Photo by Cornelia Ogilvie, used with author's permission.

Photo by Cornelia Ogilvie, used with author’s permission.

The second reason why squatting is of interest, and not only for historians but also for sociologists, lawyers, architects, political scientists, artists and others, is that neoliberal governments did not make it disappear, at least not globally. Informal housing is one of the practices of ‘beating the system’ or circumventing its constraints that has become a ‘weapon of the weak,’ fighting for their right of survival.
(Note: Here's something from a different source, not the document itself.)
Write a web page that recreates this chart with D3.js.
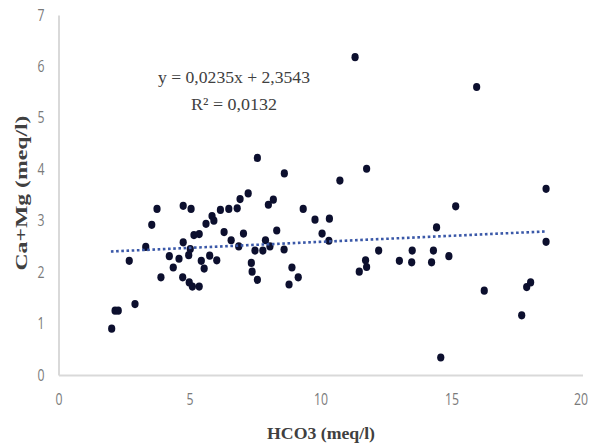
<!DOCTYPE html>
<html>
<head>
<meta charset="utf-8">
<script src="https://cdn.jsdelivr.net/npm/d3@7"></script>
<style>
  html, body { margin: 0; padding: 0; background: #ffffff; }
  svg { display: block; }
</style>
</head>
<body>
<svg id="chart" width="592" height="448"></svg>
<script>
// ---- data ----
const hco3 = [2.03, 2.16, 2.28, 2.92, 2.70, 3.33, 3.56, 3.76, 3.91, 4.23,
  4.38, 4.60, 4.76, 4.74, 4.76, 4.97, 5.03, 4.99, 5.06, 5.11,
  5.17, 5.37, 5.37, 5.45, 5.56, 5.77, 6.04, 5.63, 5.86, 5.93,
  6.18, 6.50, 6.82, 6.93, 7.24, 6.32, 6.59, 6.88, 7.06, 7.36,
  7.39, 7.59, 7.50, 7.80, 7.90, 8.07, 8.33, 8.61, 8.91, 9.15,
  8.80, 8.01, 8.20, 7.59, 8.62, 9.34, 9.79, 10.34, 10.06, 10.32,
  10.74, 11.32, 11.76, 11.48, 11.72, 11.76, 12.22, 13.01, 13.50, 13.48,
  14.31, 14.24, 14.43, 14.90, 15.16, 14.59, 15.96, 16.25, 17.68, 17.87,
  18.02, 18.61, 18.61];
const caMg = [0.90, 1.25, 1.25, 1.38, 2.22, 2.49, 2.92, 3.23, 1.90, 2.31,
  2.09, 2.26, 2.58, 1.90, 3.29, 2.33, 2.45, 1.80, 3.23, 1.72,
  2.72, 1.72, 2.74, 2.22, 2.07, 2.32, 2.23, 2.94, 3.09, 3.00,
  3.21, 3.23, 3.24, 3.42, 3.53, 2.78, 2.62, 2.50, 2.75, 2.18,
  2.01, 1.85, 2.42, 2.42, 2.62, 2.50, 2.81, 2.44, 2.09, 1.90,
  1.76, 3.31, 3.41, 4.22, 3.92, 3.23, 3.02, 3.04, 2.75, 2.61,
  3.78, 6.18, 4.01, 2.01, 2.23, 2.10, 2.42, 2.22, 2.42, 2.19,
  2.42, 2.19, 2.87, 2.31, 3.28, 0.34, 5.60, 1.64, 1.16, 1.71,
  1.80, 2.59, 3.62];
const xTicks = [0, 5, 10, 15, 20];
const yTicks = [0, 1, 2, 3, 4, 5, 6, 7];
const slope = 0.0235;
const intercept = 2.3543;
const trendX = [2.0, 18.63];
const equationText = "y = 0,0235x + 2,3543";
const r2Text = "R² = 0,0132";
const xTitle = "HCO3 (meq/l)";
const yTitle = "Ca+Mg (meq/l)";

// ---- chart ----
const svg = d3.select("#chart");
const x = d3.scaleLinear().domain([0, 20]).range([58.5, 582.5]);
const y = d3.scaleLinear().domain([0, 7]).range([375, 15]);

const axisColor = "#d9d9d9";
const tickColor = "#7a7a7a";
const tickFont = "'Open Sans', 'Noto Sans', sans-serif";
const fmt = d3.format("d");

function styleTicks(g) {
  g.selectAll("text")
    .attr("fill", tickColor)
    .style("font-family", tickFont)
    .style("font-size", "16px")
    .attr("textLength", function() { return this.textContent.length * 7; })
    .attr("lengthAdjust", "spacingAndGlyphs");
}

const gx = svg.append("g")
  .attr("transform", `translate(0,${y(0)})`)
  .call(d3.axisBottom(x).tickValues(xTicks).tickFormat(fmt).tickSize(0).tickSizeOuter(0).tickPadding(19));
gx.select(".domain").attr("stroke", axisColor).attr("stroke-width", 2);
styleTicks(gx);
gx.selectAll(".tick text").filter(d => d === 20).attr("dx", -2);

const gy = svg.append("g")
  .attr("transform", `translate(${x(0)},0)`)
  .call(d3.axisLeft(y).tickValues(yTicks).tickFormat(fmt).tickSize(0).tickSizeOuter(0).tickPadding(14));
gy.select(".domain").attr("stroke", axisColor).attr("stroke-width", 2);
styleTicks(gy);

// points
const pts = hco3.map((v, i) => ({ x: v, y: caMg[i] }));
svg.append("g").selectAll("ellipse").data(pts).join("ellipse")
  .attr("cx", d => x(d.x))
  .attr("cy", d => y(d.y))
  .attr("rx", 3.6)
  .attr("ry", 4.1)
  .attr("fill", "#0c0f2e");

// trendline
svg.append("line")
  .attr("x1", x(trendX[0])).attr("y1", y(intercept + slope * trendX[0]))
  .attr("x2", x(trendX[1])).attr("y2", y(intercept + slope * trendX[1]))
  .attr("stroke", "#3a58a8")
  .attr("stroke-width", 2.6)
  .attr("stroke-dasharray", "2.6,2.6");

// equation text
const serif = "'Liberation Serif', 'Times New Roman', serif";
svg.append("text")
  .attr("x", 234).attr("y", 83)
  .attr("text-anchor", "middle")
  .attr("fill", "#404040")
  .style("font-family", serif).style("font-size", "17px")
  .attr("textLength", 152).attr("lengthAdjust", "spacingAndGlyphs")
  .text(equationText);
svg.append("text")
  .attr("x", 234).attr("y", 110)
  .attr("text-anchor", "middle")
  .attr("fill", "#404040")
  .style("font-family", serif).style("font-size", "17px")
  .attr("textLength", 86).attr("lengthAdjust", "spacingAndGlyphs")
  .text(r2Text);

// axis titles
svg.append("text")
  .attr("x", 321).attr("y", 439)
  .attr("text-anchor", "middle")
  .attr("fill", "#404040")
  .style("font-family", serif).style("font-size", "17px").style("font-weight", "bold")
  .attr("textLength", 108).attr("lengthAdjust", "spacingAndGlyphs")
  .text(xTitle);
svg.append("text")
  .attr("transform", "translate(27,193) rotate(-90)")
  .attr("text-anchor", "middle")
  .attr("fill", "#404040")
  .style("font-family", serif).style("font-size", "17px").style("font-weight", "bold")
  .attr("textLength", 155).attr("lengthAdjust", "spacingAndGlyphs")
  .text(yTitle);
</script>
</body>
</html>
While a process of elimination has taken and is still taking place in many European countries, there are still millions living in favelas (South America), shanty towns (South Africa), gecekondus (Turkey) and other forms of illegal or ‘grey’ housing settlement. While the term ‘squatting’ is often used here, too, is it just a misleading analogy or can we learn something when we compare illegal housing in quite different contexts? Is it useful to compare European squatters and shanty towns in countries such as Pakistan, Kenya or Vietnam? It’s worth a try.

Our first step into the dark (or better: grey) zone of informal housing is scheduled for June 2016: a workshop with scholars studying illegal housing in Eastern and Western Europe, sponsored by the Small Grants Scheme of UCL European Institute. The workshop will address a number of relevant aspects (such as legal frameworks, conducive factors, motivations of the squatters, interactions with state institutions and the public sphere, forms of cohabitation). One goal of the workshop is to collect information, another aim is to organise a dialogue between experts on the Eastern and the Western perspective. Was illegal housing in the East a relatively autonomous phenomenon, or just a tame and belated copy of Western ‘guiding culture’? How did these practices, originating under quite different property situations, interact?

It is worth highlighting the intrinsic ambiguities of illegal housing that can be observed in Eastern and Western Europe respectively. While one prevalent narrative considers squatting a political alternative to capitalism, one can argue that in many cases it just paved the way for gentrification. Apparently illegal housing in Western Europe was much more diverse than the cliché of the anarchist squatter might suggest. Dutch sociologist Hans Pruijt has identified five ‘configurations’ of squatting: severe housing deprivation, seeking alternative housing, conservation of houses, political action and entrepreneurial activities. It would be interesting to revisit our knowledge about informal housing in socialist countries in light of this typology. Apart from that, a similar ambiguity can also be observed in the East. Informal housing can be understood as an act of resistance. But didn’t the informal utilization of a dilapidated flat, often after extensive repairs, solve a housing problem and thereby stabilise the shortage economy, too?

Note: This article gives the views of the author(s), and not the position of the SSEES Research blog, nor of the School of Slavonic and East European Studies, nor of UCL.